CARACAS (Reuters) - A little-known Venezuelan evangelical pastor on Sunday launched his candidacy for the upcoming presidential election, an illustration of the growing religious influence in Latin American politics.
“I want to make this nation great, I want to bring Jesus to this nation, because Jesus dignifies the heart of any believer,” said Javier Bertucci of the religious organization The Gospel Changes in an internet broadcast.
He is unlikely challenger to the unpopular President Nicolas Maduro, who is seeking re-election in an April vote that the international community has broadly described as stacked in Maduro’s favour, and the country’s opposition has not made a unified decision as to whether or not it will take part.
The success of evangelical singer Fabricio Alvarado in Costa Rica’s presidential vote, however, and the rise of religious candidates in upcoming elections in El Salvador have brought renewed focus to the role of evangelical leaders in Latin America.

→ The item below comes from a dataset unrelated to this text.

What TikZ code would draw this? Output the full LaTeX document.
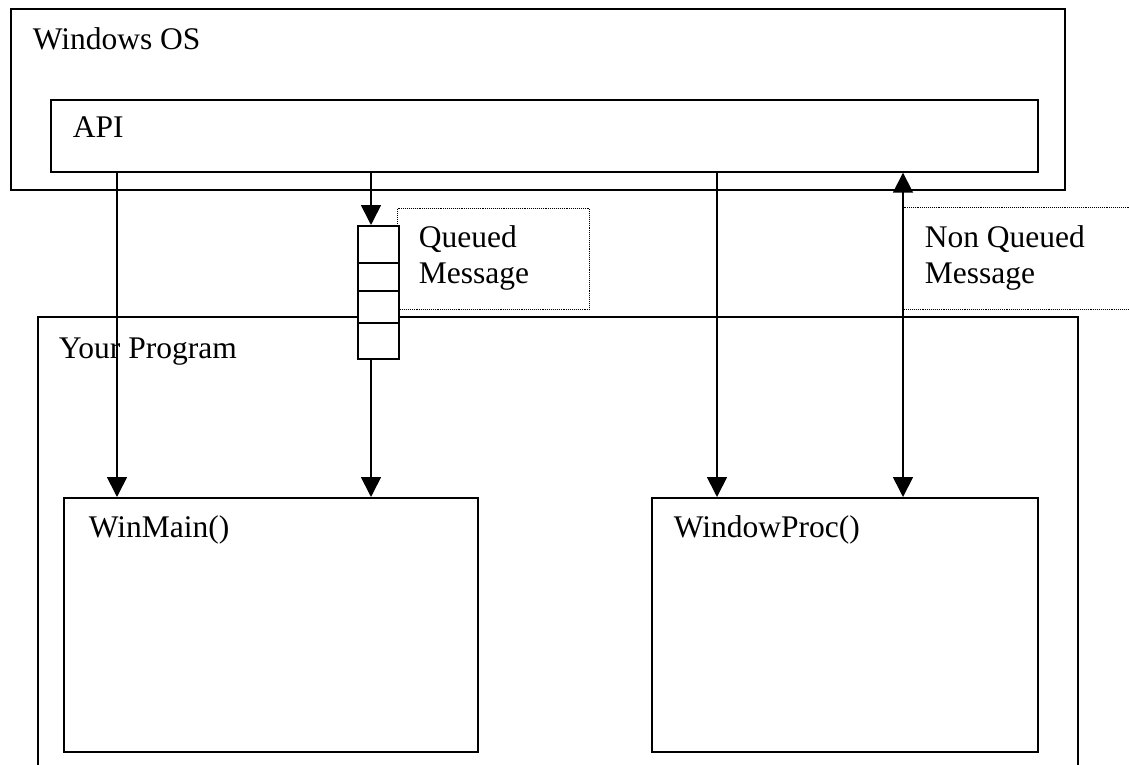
\documentclass[tikz,border=0pt]{standalone}
\usepackage{fontspec}
\setmainfont{Liberation Serif}
\usetikzlibrary{arrows.meta}

\begin{document}
\begin{tikzpicture}[x=1pt,y=-1pt,line width=1.7pt,
	box/.style={draw,rectangle,anchor=north west,inner sep=0pt},
	txt/.style={anchor=base west,inner sep=0pt,font=\fontsize{31.5}{36.5}\selectfont},
	arr/.style={-{Triangle[width=20pt,length=20pt]}},
	dotbox/.style={densely dotted,line width=1.1pt}]

	\useasboundingbox (0,0) rectangle (1129,765);
	\clip (0,0) rectangle (1129,765);

	% containers
	\node[box,minimum width=1054pt,minimum height=181pt] (os) at (10,8) {};
	\node[box,minimum width=987pt,minimum height=72pt] (api) at (50,99) {};
	\node[box,minimum width=1040pt,minimum height=500pt] (prog) at (37,316) {};
	\node[box,minimum width=414pt,minimum height=254pt] (winmain) at (63,497) {};
	\node[box,minimum width=386pt,minimum height=254pt] (winproc) at (651,497) {};

	% message notes
	\node[box,dotbox,minimum width=192pt,minimum height=101pt] (qbox) at (397,208) {};
	\node[box,dotbox,minimum width=240pt,minimum height=102pt] (nqbox) at (903,207) {};

	% arrows
	\coordinate (a1) at (117,0);
	\coordinate (a2) at (371,0);
	\coordinate (a3) at (717,0);
	\coordinate (a4) at (903,0);
	\draw[arr] (a1 |- api.south) -- (a1 |- winmain.north);
	\draw[arr] (a3 |- api.south) -- (a3 |- winproc.north);
	\draw[{Triangle[width=20pt,length=20pt]}-{Triangle[width=20pt,length=20pt]}]
		(a4 |- api.south) -- (a4 |- winproc.north);

	% queue
	\foreach \t/\h [count=\i] in {225/37,262/28,290/32,322/36}
		\node[box,fill=white,minimum width=41pt,minimum height=\h pt] (q\i) at (357,\t) {};
	\draw[arr] (a2 |- api.south) -- (a2 |- q1.north);
	\draw[arr] (a2 |- q4.south) -- (a2 |- winmain.north);

	% labels
	\node[txt] (oslbl) at (32,50) {Windows OS};
	\node[txt] (apilbl) at (72,138) {API};
	\node[txt] (qlbla) at (418,247) {Queued};
	\node[txt] (qlblb) at (418,283) {Message};
	\node[txt] (nqlbla) at (924,247) {Non Queued};
	\node[txt] (nqlblb) at (924,283) {Message};
	\node[txt] (proglbl) at (58,358) {Your Program};
	\node[txt] (wmlbl) at (88,537) {WinMain()};
	\node[txt] (wplbl) at (673,537) {WindowProc()};
\end{tikzpicture}
\end{document}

Bertucci has no known political experience and does not enjoy any significant name recognition in Venezuela. The Gospel Changes describes itself as a non-profit volunteer organization dedicated to spreading Christian values.
Bertucci said the country’s economic crisis, which includes hyperinflation and chronic food and medicine shortages, can be solved “very quickly” and that he is willing to ask other countries for help.

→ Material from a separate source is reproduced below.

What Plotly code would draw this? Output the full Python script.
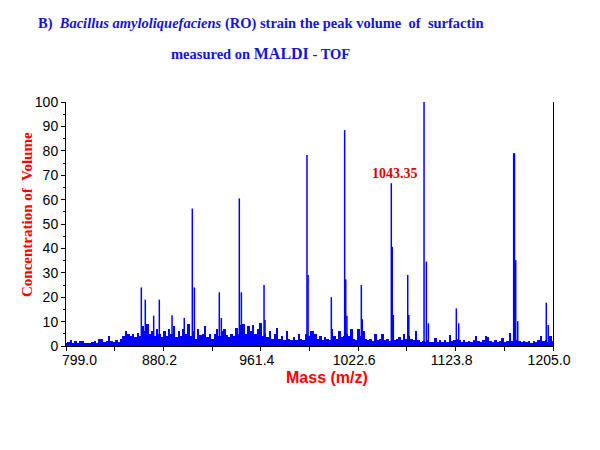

“Jesus changed history, and so will we,” he said in a speech that was applauded by around a hundred followers, some of whom appeared to be on the verge of tears.
“Today we start a race that we will win.”
Maduro has boasted that he will win the April 22 vote and govern until 2025.
The opposition says the election was called without enough lead time to guarantee a fair campaign or to ensure mechanisms to prevent voter fraud or intimidation.
Neighbouring Colombia has said it will not recognise the results of the election.
Maduro, a former bus driver and union leader, says the country is victim of an “economic war” led by the opposition with the help of Washington, which last year levied several rounds of sanctions against his administration.